The above. analysis has recently been quoted by our Court in affirming as to substance the conviction of three men who had increased the trading value of coins by altering the dates on such coins. Barnett v. United States, supra, 384 F.2d at 854-855.

To be sure, the Tenth Circuit’s conviction in Foster was based on Section 148 (then 18 U.S.C. § 262 and currently codified as 18 U.S.C. § 471) which prohibits “altering” “with intent to defraud” and which has never included in its statutory framework an “intent to pass” requirement. Likewise, the relevant statute in our Barnett case makes any fraudulent altering a crime. Nevertheless, the Foster holding is equally applicable to the present wording of Section 472 which, like Section 471, contains no indication of an “intent to pass” requirement.

Moreover, even under the pre-1948 wording of what is now Section 472 many courts repudiated any “intent to pass” requirement.
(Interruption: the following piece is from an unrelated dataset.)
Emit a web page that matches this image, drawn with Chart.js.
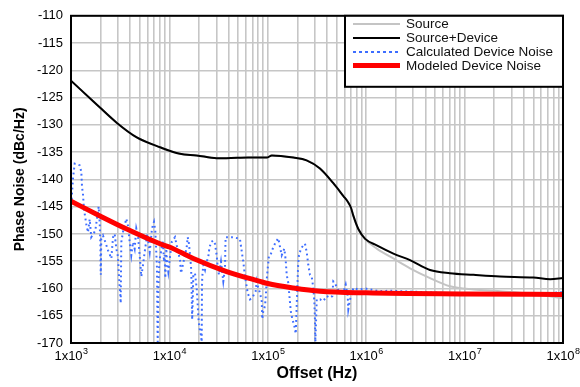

The discussion in United States v. Provenzano, S.D.N.Y. 1909, 171 F. 675, 676-677, demonstrates the earliest such rejection:

“It is contended that, where there is mere possession with knowledge of the counterfeit character of the obligation, it is necessary to charge in the indictment, and prove, not only an intent to defraud, but an intent to pass, publish, utter, or sell the same. In short, that one who passes, etc., * * * must do so with intent to defraud, but that mere possession of such a counterfeit, and keeping in possession with knowledge of its character, and with intent to use it to defraud, is not a crime.
I do not construe this section of the Revised Statutes [the 1901 predecessor to Section 472, closely resembling the 1909 revision quoted supra]. The words ‘with like intent’ refer to the intent to defraud, not to all of the intents previously named, or to the intent attached to bringing counterfeits, etc., into the United States. Possession with intent to defraud, or with intent to pass, or utter, or sell, or publish, is sufficient. Mere possession with knowledge of the counterfeit character is not sufficient. There must be, with keeping in possession, an intent to defraud. An intent to pass or utter counterfeit silver certificates as good and genuine for a consideration would be an intent to defraud. It is plain that Congress intended to make the intent to defraud the criminal intent; for the section starts off by saying, ‘Every person who with intent to defraud’ does certain things, or who attempts to do certain things, or who brings certain counterfeits into the United States with intent to pass, etc., or who keeps in possession or conceals any counterfeit, etc., ‘with like intent,’ meaning plainly the main intent first mentioned, is to be punished.
As the objection is as to the indictment, which charged an intent to defraud and did not charge an intent to pass, utter, publish, or sell, and the evidence showed possession of counterfeit silver certificates with knowledge of their character and an intent to pass, or utter, or sell same — that is, dispose of same as genuine — and thus defraud the taker or takers, and the jury was told they must find such intents in order to convict, and did so find, I hold the conviction good. I am not willing to hold, in face of the statute referred to and quoted, that it is not a crime to have and keep in possession, knowing their spurious character, counterfeit silver or gold certificates, with intent to defraud some person or persons therewith. I think the statute, reasonably construed to effectuate the plain intent thereof, makes such a possession with such knowledge and such an intent a crime.
The motion in arrest of judgment is overruled.”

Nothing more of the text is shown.